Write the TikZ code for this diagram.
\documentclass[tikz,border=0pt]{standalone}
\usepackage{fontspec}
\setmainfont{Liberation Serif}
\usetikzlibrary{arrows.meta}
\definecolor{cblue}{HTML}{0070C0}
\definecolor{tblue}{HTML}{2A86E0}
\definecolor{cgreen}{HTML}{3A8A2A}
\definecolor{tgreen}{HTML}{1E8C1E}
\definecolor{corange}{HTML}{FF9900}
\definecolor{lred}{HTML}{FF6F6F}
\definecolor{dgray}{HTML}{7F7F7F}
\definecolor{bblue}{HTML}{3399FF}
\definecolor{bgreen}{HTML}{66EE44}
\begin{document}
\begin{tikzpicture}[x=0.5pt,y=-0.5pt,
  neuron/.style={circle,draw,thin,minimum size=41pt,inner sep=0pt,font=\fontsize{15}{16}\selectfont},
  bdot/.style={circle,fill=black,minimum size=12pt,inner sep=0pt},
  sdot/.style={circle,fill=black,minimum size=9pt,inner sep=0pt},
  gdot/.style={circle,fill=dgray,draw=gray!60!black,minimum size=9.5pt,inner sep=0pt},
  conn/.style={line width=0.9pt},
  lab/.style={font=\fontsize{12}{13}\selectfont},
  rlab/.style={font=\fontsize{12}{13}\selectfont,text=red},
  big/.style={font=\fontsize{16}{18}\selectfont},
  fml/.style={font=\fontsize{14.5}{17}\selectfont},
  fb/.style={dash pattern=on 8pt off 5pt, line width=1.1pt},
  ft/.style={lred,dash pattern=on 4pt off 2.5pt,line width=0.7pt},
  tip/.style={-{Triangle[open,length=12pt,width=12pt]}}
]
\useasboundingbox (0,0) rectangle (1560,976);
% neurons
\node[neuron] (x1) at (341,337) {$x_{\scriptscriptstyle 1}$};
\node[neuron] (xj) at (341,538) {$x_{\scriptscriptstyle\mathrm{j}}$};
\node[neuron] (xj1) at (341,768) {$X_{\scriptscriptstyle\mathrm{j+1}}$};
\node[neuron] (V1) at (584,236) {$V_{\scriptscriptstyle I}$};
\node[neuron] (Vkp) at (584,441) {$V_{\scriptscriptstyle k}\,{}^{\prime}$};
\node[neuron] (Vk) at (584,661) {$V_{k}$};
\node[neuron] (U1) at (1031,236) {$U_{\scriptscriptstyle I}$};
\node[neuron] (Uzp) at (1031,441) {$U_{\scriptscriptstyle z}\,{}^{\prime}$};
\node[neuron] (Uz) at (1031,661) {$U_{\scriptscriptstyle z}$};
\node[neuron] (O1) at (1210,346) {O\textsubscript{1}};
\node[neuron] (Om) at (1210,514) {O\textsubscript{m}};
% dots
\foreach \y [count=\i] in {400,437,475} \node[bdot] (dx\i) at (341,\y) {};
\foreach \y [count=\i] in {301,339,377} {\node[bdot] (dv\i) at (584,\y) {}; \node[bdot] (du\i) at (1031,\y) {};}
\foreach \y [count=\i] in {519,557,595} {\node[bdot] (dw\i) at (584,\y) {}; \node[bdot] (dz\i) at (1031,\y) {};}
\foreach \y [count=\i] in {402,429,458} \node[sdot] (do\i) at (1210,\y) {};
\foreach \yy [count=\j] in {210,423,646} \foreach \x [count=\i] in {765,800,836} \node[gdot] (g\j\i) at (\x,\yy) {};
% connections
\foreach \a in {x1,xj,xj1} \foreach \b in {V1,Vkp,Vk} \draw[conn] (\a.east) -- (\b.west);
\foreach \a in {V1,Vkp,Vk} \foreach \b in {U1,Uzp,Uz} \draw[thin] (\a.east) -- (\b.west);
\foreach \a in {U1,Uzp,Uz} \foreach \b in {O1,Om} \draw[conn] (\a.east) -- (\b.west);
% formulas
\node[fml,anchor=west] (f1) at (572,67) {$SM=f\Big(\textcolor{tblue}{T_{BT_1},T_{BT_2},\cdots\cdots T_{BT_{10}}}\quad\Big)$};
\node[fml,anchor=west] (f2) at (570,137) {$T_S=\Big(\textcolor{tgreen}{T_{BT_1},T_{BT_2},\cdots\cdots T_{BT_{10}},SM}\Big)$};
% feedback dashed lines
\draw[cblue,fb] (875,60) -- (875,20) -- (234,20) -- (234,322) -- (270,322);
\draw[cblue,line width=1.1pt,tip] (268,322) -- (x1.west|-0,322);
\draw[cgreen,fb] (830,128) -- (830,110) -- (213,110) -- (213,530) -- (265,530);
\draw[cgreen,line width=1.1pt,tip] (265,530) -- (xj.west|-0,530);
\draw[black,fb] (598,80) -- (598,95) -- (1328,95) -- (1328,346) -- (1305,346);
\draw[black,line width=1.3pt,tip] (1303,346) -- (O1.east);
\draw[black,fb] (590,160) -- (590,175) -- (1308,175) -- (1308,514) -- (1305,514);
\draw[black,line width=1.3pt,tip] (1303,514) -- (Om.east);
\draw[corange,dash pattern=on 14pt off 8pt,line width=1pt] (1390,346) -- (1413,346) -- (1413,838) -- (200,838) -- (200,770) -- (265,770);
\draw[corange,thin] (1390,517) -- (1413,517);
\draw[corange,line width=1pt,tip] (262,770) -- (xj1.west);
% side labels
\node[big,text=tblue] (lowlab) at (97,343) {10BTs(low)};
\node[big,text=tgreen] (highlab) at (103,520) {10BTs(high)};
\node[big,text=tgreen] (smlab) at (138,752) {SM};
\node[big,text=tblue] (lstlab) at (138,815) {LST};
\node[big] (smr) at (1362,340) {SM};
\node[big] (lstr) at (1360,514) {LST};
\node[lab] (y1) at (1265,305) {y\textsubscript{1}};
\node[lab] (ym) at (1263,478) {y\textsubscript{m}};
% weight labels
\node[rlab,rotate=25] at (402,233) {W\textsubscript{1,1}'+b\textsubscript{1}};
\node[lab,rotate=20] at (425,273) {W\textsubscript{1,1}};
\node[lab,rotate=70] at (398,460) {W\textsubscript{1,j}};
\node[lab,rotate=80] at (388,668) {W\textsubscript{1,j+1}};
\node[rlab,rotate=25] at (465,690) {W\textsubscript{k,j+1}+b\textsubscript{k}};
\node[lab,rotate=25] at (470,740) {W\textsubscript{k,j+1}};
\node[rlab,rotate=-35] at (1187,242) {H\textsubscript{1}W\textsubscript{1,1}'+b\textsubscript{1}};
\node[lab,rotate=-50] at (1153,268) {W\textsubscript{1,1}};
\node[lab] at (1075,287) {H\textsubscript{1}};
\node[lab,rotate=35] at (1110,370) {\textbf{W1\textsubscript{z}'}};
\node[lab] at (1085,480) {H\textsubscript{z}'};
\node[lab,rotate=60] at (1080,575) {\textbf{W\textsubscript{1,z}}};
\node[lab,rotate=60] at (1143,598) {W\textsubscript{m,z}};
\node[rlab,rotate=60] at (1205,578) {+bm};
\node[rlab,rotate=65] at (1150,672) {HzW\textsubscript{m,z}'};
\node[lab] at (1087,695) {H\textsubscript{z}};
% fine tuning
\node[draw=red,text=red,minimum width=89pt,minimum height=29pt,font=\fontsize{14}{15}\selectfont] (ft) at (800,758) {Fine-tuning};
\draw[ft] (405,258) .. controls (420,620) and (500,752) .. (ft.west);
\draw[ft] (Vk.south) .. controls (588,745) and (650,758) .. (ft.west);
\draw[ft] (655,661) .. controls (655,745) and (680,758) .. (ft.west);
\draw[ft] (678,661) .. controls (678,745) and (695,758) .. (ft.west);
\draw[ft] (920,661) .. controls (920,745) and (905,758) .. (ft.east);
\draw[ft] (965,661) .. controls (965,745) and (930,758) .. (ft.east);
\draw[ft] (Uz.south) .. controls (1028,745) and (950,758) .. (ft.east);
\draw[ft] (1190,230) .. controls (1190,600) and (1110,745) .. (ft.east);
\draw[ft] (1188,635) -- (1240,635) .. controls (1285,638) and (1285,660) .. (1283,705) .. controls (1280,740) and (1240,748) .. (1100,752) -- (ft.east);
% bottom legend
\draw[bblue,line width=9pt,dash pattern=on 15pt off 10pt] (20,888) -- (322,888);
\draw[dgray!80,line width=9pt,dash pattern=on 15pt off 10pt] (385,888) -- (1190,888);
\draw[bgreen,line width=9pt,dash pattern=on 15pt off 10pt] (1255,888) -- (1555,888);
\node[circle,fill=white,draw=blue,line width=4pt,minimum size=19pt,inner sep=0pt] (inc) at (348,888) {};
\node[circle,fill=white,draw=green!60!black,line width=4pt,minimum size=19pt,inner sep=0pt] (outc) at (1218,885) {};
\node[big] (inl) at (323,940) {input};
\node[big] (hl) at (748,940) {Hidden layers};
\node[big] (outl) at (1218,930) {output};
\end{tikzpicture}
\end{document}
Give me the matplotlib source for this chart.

**Work required**
Of all the lines in the listing above, how many include "this"? Write only the number.

**Reply to the exercise**
2